EDITOR’S NOTE: The people of Ethiopia have no role in this war crime against Somalis. It is Meles Zenawi, his generals, and their puppet master Jendayi Frazier at the U.S. State Department who are feasting in Somali blood. Unless Reuters and other news agencies stop referring to Zenawi’s mercenary soldiers as “Ethiopian troops,” may be we Ethiopians around the world need sue them for defamation.
MOGADISHU (Reuters) – Almost 50 people were killed in Somalia after separate roadside bombs targeting allied Ethiopian Woyanne and government troops went off and led to retaliatory attacks, residents said on Friday.
In one clash on Friday afternoon, Ethiopian Woyanne troops opened fire on civilians on a road out of Mogadishu when an explosion occurred in the middle of their convoy.
“I heard a big explosion and a vehicle in an Ethiopian Woyanne convoy exploded,” said Abdirahman Adan, who lives alongside the road out of the capital to the southern town of Afgooye.
“Ethiopian Woyanne soldiers in the convoy started to shoot indiscriminately. I ran away, but when I came back half an hour later, I saw 38 people had died and 16 injured.”
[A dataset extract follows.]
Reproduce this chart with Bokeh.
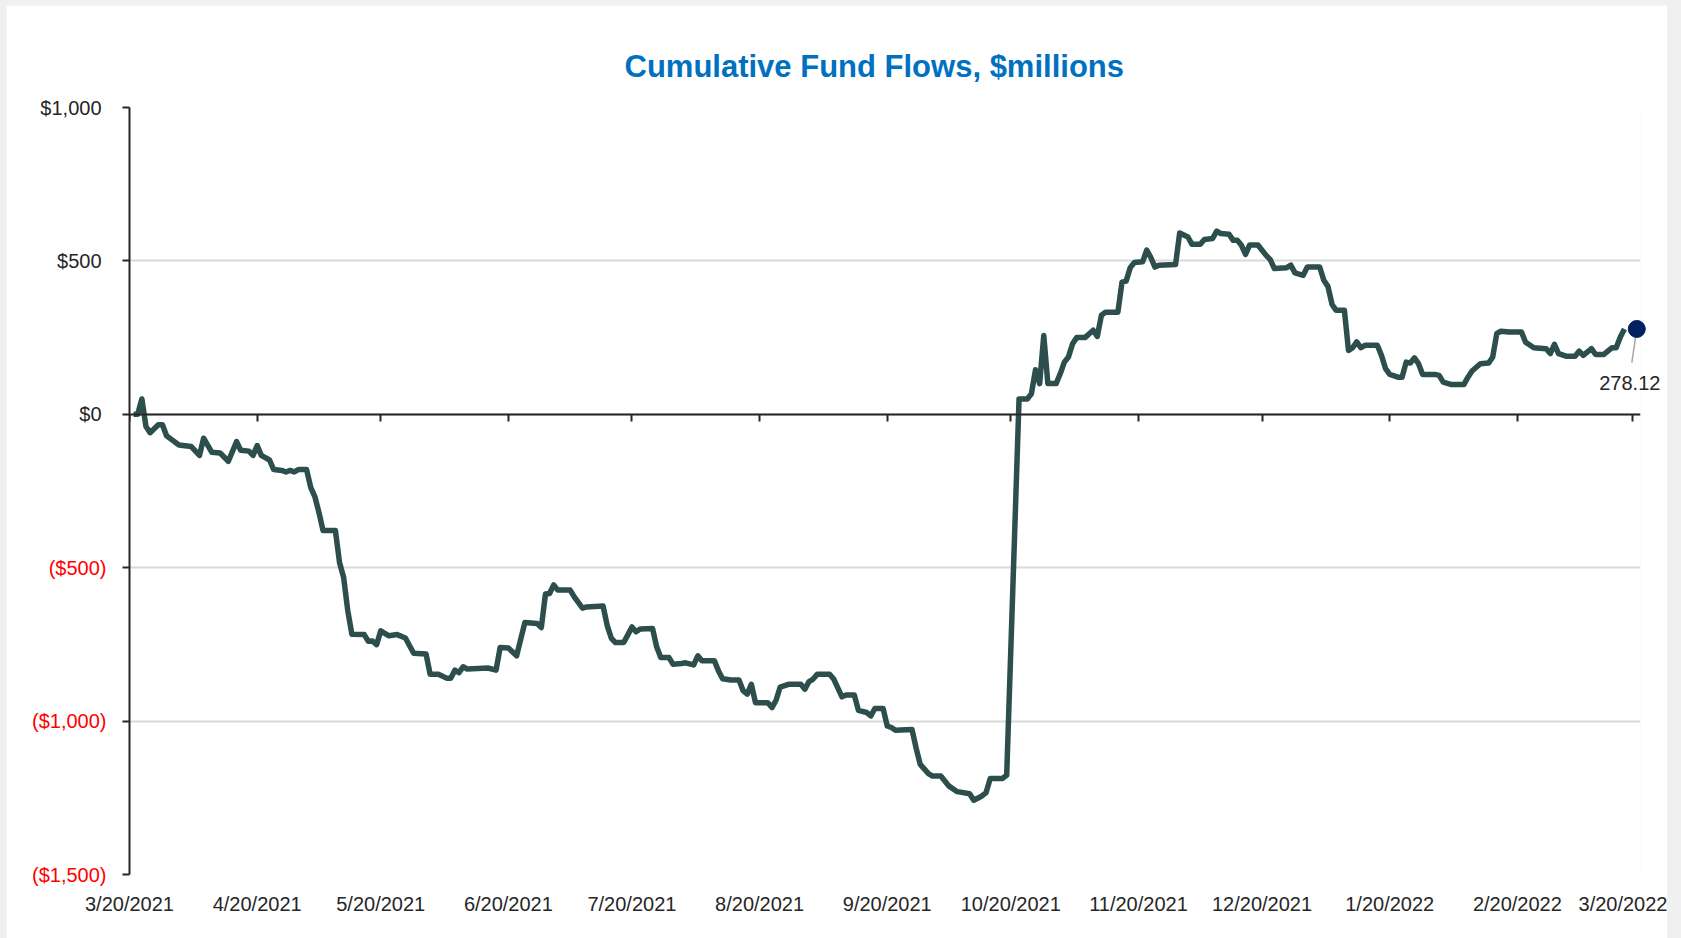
import pandas as pd
from bokeh.plotting import figure
from bokeh.models import (Range1d, DatetimeAxis, LinearAxis, FixedTicker, Grid,
                          ColumnDataSource, Title)
from bokeh.layouts import column
from bokeh.embed import file_html
from bokeh.resources import INLINE
from bokeh.core.properties import value

# ---------------- data ----------------
start_date = "2021-03-20"

day_offset = [1, 2, 3, 4, 5, 7, 8, 9, 10, 12, 15, 17, 18, 20, 22, 24, 26, 27, 29, 30,
              31, 32, 34, 35, 37, 38, 39, 40, 41, 43, 44, 45, 46, 47, 50, 51, 52, 53, 54, 57,
              58, 59, 60, 61, 63, 65, 67, 69, 72, 73, 75, 77, 78, 79, 80, 81, 82, 87, 89, 90,
              92, 94, 96, 99, 100, 101, 102, 103, 104, 107, 108, 110, 111, 115, 116, 117, 118, 120, 121, 122,
              123, 124, 127, 128, 129, 131, 132, 134, 135, 137, 138, 139, 142, 143, 144, 146, 148, 149, 150, 151,
              152, 155, 156, 157, 158, 160, 163, 164, 165, 166, 167, 170, 171, 173, 174, 176, 177, 179, 180, 181,
              183, 184, 185, 186, 190, 191, 192, 194, 195, 197, 199, 201, 204, 205, 207, 208, 209, 212, 213, 216,
              218, 219, 220, 221, 222, 223, 225, 226, 227, 228, 229, 230, 232, 234, 235, 236, 237, 240, 241, 242,
              243, 244, 246, 247, 248, 249, 250, 254, 255, 257, 258, 260, 261, 263, 264, 265, 267, 268, 269, 270,
              271, 272, 274, 276, 277, 278, 281, 282, 283, 285, 286, 289, 290, 291, 292, 293, 295, 296, 297, 298,
              299, 300, 303, 304, 305, 306, 308, 309, 310, 311, 312, 313, 314, 317, 318, 319, 321, 324, 325, 326,
              328, 330, 331, 332, 333, 335, 338, 339, 341, 344, 345, 346, 347, 349, 351, 352, 353, 355, 356, 358,
              360, 361, 362, 363]

flows = [0, 0, 50, -40, -60, -34, -34, -70, -80, -100, -105, -134, -78, -124, -126, -153, -89, -117, -120, -134,
         -102, -134, -149, -180, -183, -188, -183, -188, -180, -180, -238, -268, -320, -379, -379, -483, -532, -640, -717, -718,
         -740, -739, -751, -706, -722, -718, -729, -779, -781, -847, -847, -860, -860, -834, -842, -823, -830, -827, -834, -760,
         -762, -787, -679, -682, -695, -586, -584, -556, -573, -573, -595, -632, -628, -625, -689, -730, -744, -744, -719, -693,
         -709, -700, -698, -758, -793, -793, -815, -812, -810, -817, -787, -803, -803, -836, -862, -866, -866, -901, -912, -880,
         -940, -940, -956, -932, -889, -880, -880, -896, -871, -863, -847, -847, -863, -921, -915, -915, -965, -972, -983, -959,
         -959, -1016, -1021, -1030, -1027, -1087, -1141, -1171, -1179, -1179, -1212, -1230, -1237, -1258, -1244, -1233, -1187, -1187, -1176, 50,
         50, 67, 145, 100, 257, 100, 100, 132, 170, 187, 230, 250, 250, 274, 254, 323, 333, 333, 431, 434,
         478, 495, 497, 535, 511, 480, 486, 488, 591, 578, 554, 554, 570, 573, 597, 589, 587, 567, 567, 551,
         521, 552, 552, 518, 504, 475, 478, 486, 461, 453, 480, 480, 437, 417, 358, 339, 339, 208, 217, 236,
         217, 225, 225, 192, 149, 130, 121, 121, 170, 167, 184, 165, 130, 130, 127, 105, 97, 97, 121, 141,
         165, 167, 186, 263, 271, 268, 268, 235, 217, 214, 198, 228, 198, 189, 189, 206, 192, 214, 195, 195,
         217, 217, 252, 278.12]

x_tick_labels = ["3/20/2021", "4/20/2021", "5/20/2021", "6/20/2021", "7/20/2021", "8/20/2021",
                 "9/20/2021", "10/20/2021", "11/20/2021", "12/20/2021", "1/20/2022", "2/20/2022",
                 "3/20/2022"]
y_ticks = [-1500, -1000, -500, 0, 500, 1000]
y_tick_labels = ["($1,500)", "($1,000)", "($500)", "$0", "$500", "$1,000"]

last_label_date = "2022-03-21"
last_value = 278.12

title_text = "Cumulative Fund Flows, $millions"

assert len(day_offset) == len(flows)

# ---------------- derived ----------------
FONT = "Liberation Sans"
DARK = "#262626"
start = pd.Timestamp(start_date)
dates = start + pd.to_timedelta(day_offset, unit="D")
tick_dates = pd.to_datetime(x_tick_labels, format="%m/%d/%Y")
tick_ms = [int(t.value // 10**6) for t in tick_dates]
marker_dt = pd.Timestamp(last_label_date)

p = figure(width=1661, height=933, output_backend="svg", toolbar_location=None,
           x_axis_type=None, y_axis_type=None,
           x_range=Range1d(start, start + pd.Timedelta(days=366.9)),
           y_range=Range1d(-1500, 1000),
           min_border_left=123, min_border_right=27, min_border_top=102, min_border_bottom=64,
           margin=(5, 14, 0, 6), background_fill_color="white", border_fill_color="white")
p.outline_line_color = None

p.title = Title(text=title_text, align="left", text_font=FONT, text_font_size="31px",
                text_font_style="bold", text_color="#0070C0", standoff=47, offset=495)

# horizontal gridlines
p.add_layout(Grid(dimension=1, ticker=FixedTicker(ticks=y_ticks),
                  grid_line_color="#d9d9d9", grid_line_width=2))

# y axis (line + ticks); labels drawn as text so negatives can be red
yaxis = LinearAxis(ticker=FixedTicker(ticks=y_ticks), axis_line_color=DARK, axis_line_width=2,
                   major_tick_line_color=DARK, major_tick_line_width=2,
                   major_tick_out=7, major_tick_in=0, minor_tick_line_color=None,
                   major_label_overrides={t: "" for t in y_ticks}, major_label_standoff=0)
p.add_layout(yaxis, "left")

# x axis labels at bottom
xlab = DatetimeAxis(ticker=FixedTicker(ticks=tick_ms), axis_line_color=None,
                    major_tick_line_color=None, minor_tick_line_color=None,
                    major_tick_out=0, major_tick_in=0,
                    major_label_overrides=dict(zip(tick_ms, x_tick_labels)),
                    major_label_text_font=FONT, major_label_text_font_size="20px",
                    major_label_text_color=DARK, major_label_standoff=18)
p.add_layout(xlab, "below")

# x axis line + ticks crossing at zero
zero_axis = DatetimeAxis(ticker=FixedTicker(ticks=tick_ms), fixed_location=0,
                         axis_line_color=DARK, axis_line_width=2,
                         major_tick_line_color=DARK, major_tick_line_width=2,
                         major_tick_out=7, major_tick_in=0, minor_tick_line_color=None,
                         major_label_overrides={t: "" for t in tick_ms}, major_label_standoff=0)
p.add_layout(zero_axis, "below")

# y tick labels
ysrc = ColumnDataSource(dict(
    x=[start] * len(y_ticks), y=y_ticks, text=y_tick_labels,
    color=["#FF0000" if v < 0 else DARK for v in y_ticks],
    xoff=[-23 if v < 0 else -28 for v in y_ticks]))
ylab = p.text(x="x", y="y", text="text", source=ysrc, x_offset="xoff",
              text_align="right", text_baseline="middle",
              text_font=value(FONT), text_font_size="20px", text_color="color")
ylab.level = "overlay"

# the series
p.line(dates, flows, line_color="#2c4e4c", line_width=5.5, line_join="round")

# last value callout
ray = p.ray(x=[marker_dt], y=[last_value], length=34, length_units="screen",
            angle=261.6, angle_units="deg", line_color="#a6a6a6", line_width=1.5)
ray.level = "overlay"
dot = p.scatter(x=[marker_dt], y=[last_value], size=17, fill_color="#002060", line_color="#002060")
dot.level = "overlay"
last_lbl = p.text(x=[marker_dt], y=[last_value], text=[f"{last_value:.2f}"], x_offset=-7, y_offset=54,
                  text_align="center", text_baseline="middle", text_font=value(FONT),
                  text_font_size="20px", text_color=DARK)
last_lbl.level = "overlay"

layout = column(p, width=1681, height=938, styles={"background-color": "#f0f0f0"})
open("out.html", "w").write(file_html(layout, INLINE))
Adan said some of the dead had been passengers on buses that travel the route.
Another local resident, Hawa Abdi, said a relative was wounded during the incident. She saw five people that had died from the attack and 20 others who were hurt.
“We wanted to reach Mogadishu’s big hospital but we are unable to pass the streets because the road is closed,” she said.
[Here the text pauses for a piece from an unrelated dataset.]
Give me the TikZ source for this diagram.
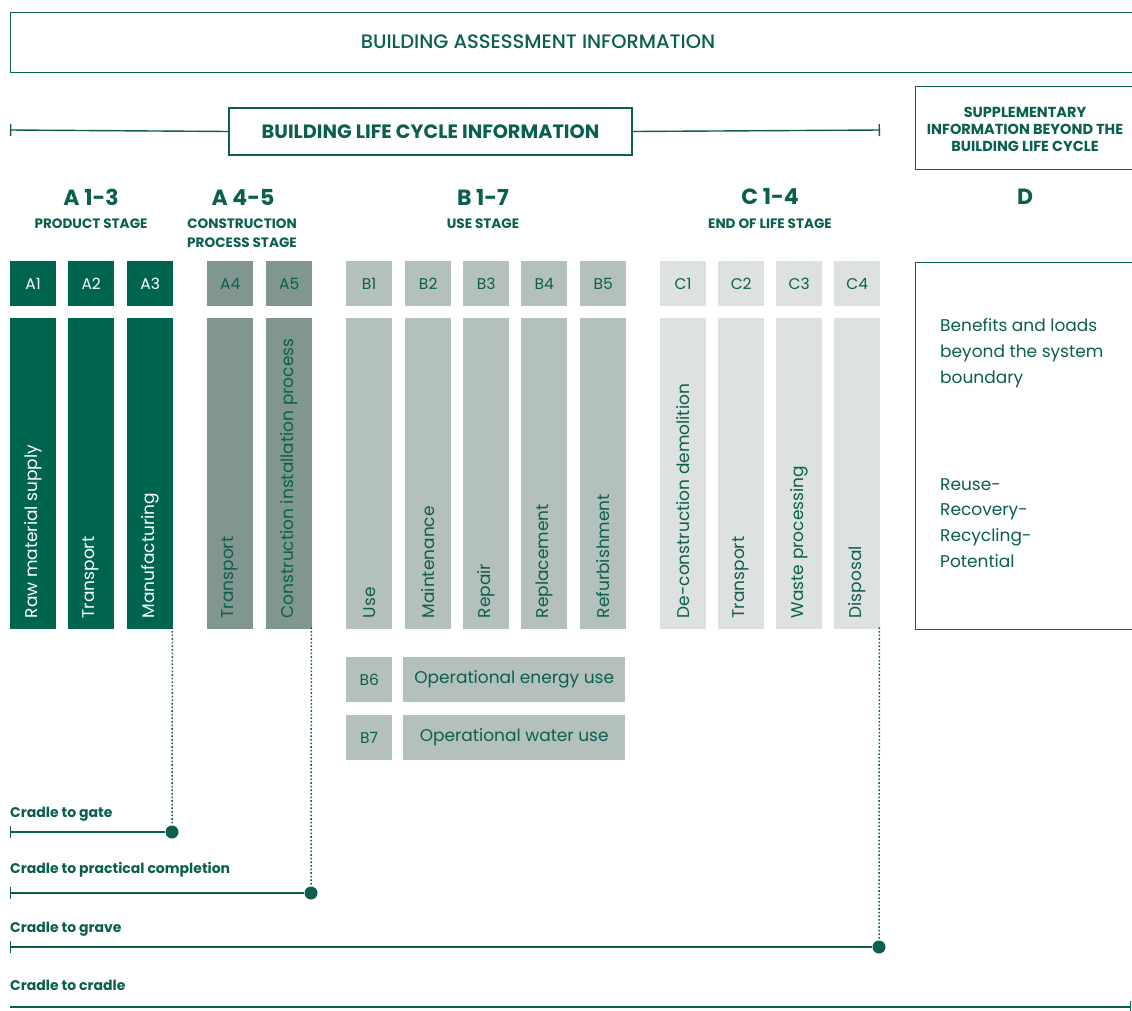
\documentclass[tikz,border=0pt]{standalone}
\usepackage{fontspec}
\setmainfont{Poppins}
\IfFontExistsTF{Poppins Medium}{\newfontfamily\medfont{Poppins Medium}}{\newfontfamily\medfont[FakeBold=0.6]{Poppins}}
\usetikzlibrary{arrows.meta}
\definecolor{dg}{HTML}{0A5F4F}
\definecolor{afill}{HTML}{00654F}
\definecolor{a2fill}{HTML}{80968E}
\definecolor{bfill}{HTML}{B4C0BB}
\definecolor{cfill}{HTML}{DDE1E0}
\begin{document}
\begin{tikzpicture}[x=1pt,y=-1pt,
  frame/.style={draw=dg, line width=1.4pt},
  sq/.style={minimum width=46pt, minimum height=45pt, inner sep=0pt, anchor=north west, font=\fontsize{15.5}{18}\selectfont},
  tall/.style={minimum width=46pt, minimum height=311pt, inner sep=0pt, anchor=north west},
  rot/.style={rotate=90, anchor=west, inner sep=0pt, font=\fontsize{17}{18}\selectfont},
  stagehead/.style={font=\bfseries\fontsize{22}{26}\selectfont, text=dg, inner sep=0pt},
  stagesub/.style={font=\bfseries\fontsize{13.6}{18.5}\selectfont, text=dg, inner sep=0pt, align=center},
  cradle/.style={font=\bfseries\fontsize{14}{17}\selectfont, text=dg, inner sep=0pt, anchor=west},
  cline/.style={draw=dg, line width=1.4pt, {Bar[width=12pt,line width=1.4pt]}-},
  dot/.style={circle, fill=dg, minimum size=13pt, inner sep=0pt},
  dotline/.style={draw=dg, line width=1.5pt, dash pattern=on 1.6pt off 2pt},
  Abox/.style={fill=afill, text=white},
  A2box/.style={fill=a2fill, text=dg},
  Bbox/.style={fill=bfill, text=dg},
  Cbox/.style={fill=cfill, text=dg}
]
\useasboundingbox (0,0) rectangle (1132,1010);
\fill[white] (0,0) rectangle (1132,1010);

% top frame
\node[frame, minimum width=1140pt, minimum height=60pt, anchor=north west, inner sep=0pt] (bai) at (10,12) {};
\node[font=\medfont\fontsize{19.5}{22}\selectfont, text=dg] (baitxt) at (538,42) {BUILDING ASSESSMENT INFORMATION};

% life cycle information
\coordinate (lcl) at (10,130);
\coordinate (lcr) at (880,130);
\node[frame, fill=white, minimum width=403pt, minimum height=47pt, inner sep=0pt, font=\bfseries\fontsize{19.3}{22}\selectfont, text=dg] (lci) at (430.5,131.5) {BUILDING LIFE CYCLE INFORMATION};
\draw[dg, line width=1.4pt, {Bar[width=12pt,line width=1.4pt]}-] (lcl) -- (lci.west);
\draw[dg, line width=1.4pt, -{Bar[width=12pt,line width=1.4pt]}] (lci.east) -- (lcr);

% supplementary
\node[frame, minimum width=230pt, minimum height=83pt, anchor=north west, inner sep=0pt] (sup) at (915,86) {};
\node[font=\bfseries\fontsize{14.5}{17}\selectfont, text=dg, align=center] (suptxt) at (1025,129) {SUPPLEMENTARY\\INFORMATION BEYOND THE\\BUILDING LIFE CYCLE};

% stage headers
\node[stagehead] (hA13) at (91,197) {A 1-3};
\node[stagesub] (sA13) at (91,224) {PRODUCT STAGE};
\node[stagehead] (hA45) at (243,197) {A 4-5};
\node[stagesub] (sA45) at (242,233) {CONSTRUCTION\\PROCESS STAGE};
\node[stagehead] (hB17) at (483,197) {B 1-7};
\node[stagesub] (sB17) at (483,224) {USE STAGE};
\node[stagehead] (hC14) at (770,197) {C 1-4};
\node[stagesub] (sC14) at (770,224) {END OF LIFE STAGE};
\node[stagehead] (hD) at (1025,197) {D};

% small boxes and tall boxes
\foreach \nm/\x/\st/\lab in {A1/10/Abox/Raw material supply, A2/68/Abox/Transport, A3/127/Abox/Manufacturing,
  A4/207/A2box/Transport, A5/266/A2box/Construction installation process,
  B1/346/Bbox/Use, B2/405/Bbox/Maintenance, B3/463/Bbox/Repair, B4/521/Bbox/Replacement, B5/580/Bbox/Refurbishment,
  C1/660/Cbox/De-construction demolition, C2/718/Cbox/Transport, C3/776/Cbox/Waste processing, C4/834/Cbox/Disposal}{
  \node[sq, \st] (s\nm) at (\x,261) {\nm};
  \node[tall, \st] (t\nm) at (\x,318) {};
  \node[rot, \st, fill=none] (l\nm) at ([yshift=11pt]t\nm.south) {\lab};
}

% B6 / B7
\node[sq, Bbox] (sB6) at (346,657) {B6};
\node[sq, Bbox, minimum width=222pt, anchor=north west, font=\fontsize{17}{20}\selectfont] (eB6) at (403,657) {Operational energy use};
\node[sq, Bbox] (sB7) at (346,715) {B7};
\node[sq, Bbox, minimum width=222pt, anchor=north west, font=\fontsize{17}{20}\selectfont] (eB7) at (403,715) {Operational water use};

% D box
\node[frame, minimum width=230pt, minimum height=367pt, anchor=north west, inner sep=0pt] (dbox) at (915,262) {};
\node[anchor=north west, inner sep=0pt, text=dg, align=left, font=\fontsize{17}{26}\selectfont] (d1) at (940,318) {Benefits and loads\\beyond the system\\boundary};
\node[anchor=north west, inner sep=0pt, text=dg, align=left, font=\fontsize{17}{25.7}\selectfont] (d2) at (940,478) {Reuse-\\Recovery-\\Recycling-\\Potential};

% cradle lines
\node[cradle] (c1) at (10,814) {Cradle to gate};
\coordinate (c1s) at (10,832);
\node[dot] (g1) at (172,832) {};
\draw[cline] (c1s) -- (g1);
\draw[dotline] (tA3.south east) ++(-1pt,2pt) -- (g1.north);

\node[cradle] (c2) at (10,870) {Cradle to practical completion};
\coordinate (c2s) at (10,893);
\node[dot] (g2) at (311,893) {};
\draw[cline] (c2s) -- (g2);
\draw[dotline] (tA5.south east) ++(-1pt,2pt) -- (g2.north);

\node[cradle] (c3) at (10,929) {Cradle to grave};
\coordinate (c3s) at (10,947);
\node[dot] (g3) at (879,947) {};
\draw[cline] (c3s) -- (g3);
\draw[dotline] (tC4.south east) ++(-1pt,2pt) -- (g3.north);

\node[cradle] (c4) at (10,985) {Cradle to cradle};
\coordinate (c4s) at (10,1007);
\coordinate (c4e) at (1131,1007);
\draw[cline, -{Bar[width=12pt,line width=1.4pt]}] (c4s) -- (c4e);
\end{tikzpicture}
\end{document}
In a separate attack, about five people were killed when a roadside bomb exploded as government troops checked out a street ahead of a presidential motorcade.
President Abdullahi Yusuf, his estranged Prime Minister Nur Hassan Hussein and parliamentary speaker were heading for Addis Ababa in Ethiopia for talks over a growing rift between the two leaders. They later managed to leave the country, officials said.
Yusuf’s fragile interim government is struggling to assert its authority in the face of a 20-month Iraqi-style insurgency. Somalia has witnessed unending violence since former strongman Mohamed Siad Barre was ousted in 1991.
The attacks came a day before a separate U.N.-brokered peace talks begun in neighbouring Djibouti.
The violence in Somalia has already claimed the lives of more than 8,000 civilians and driven 1 million from their homes since January 2007.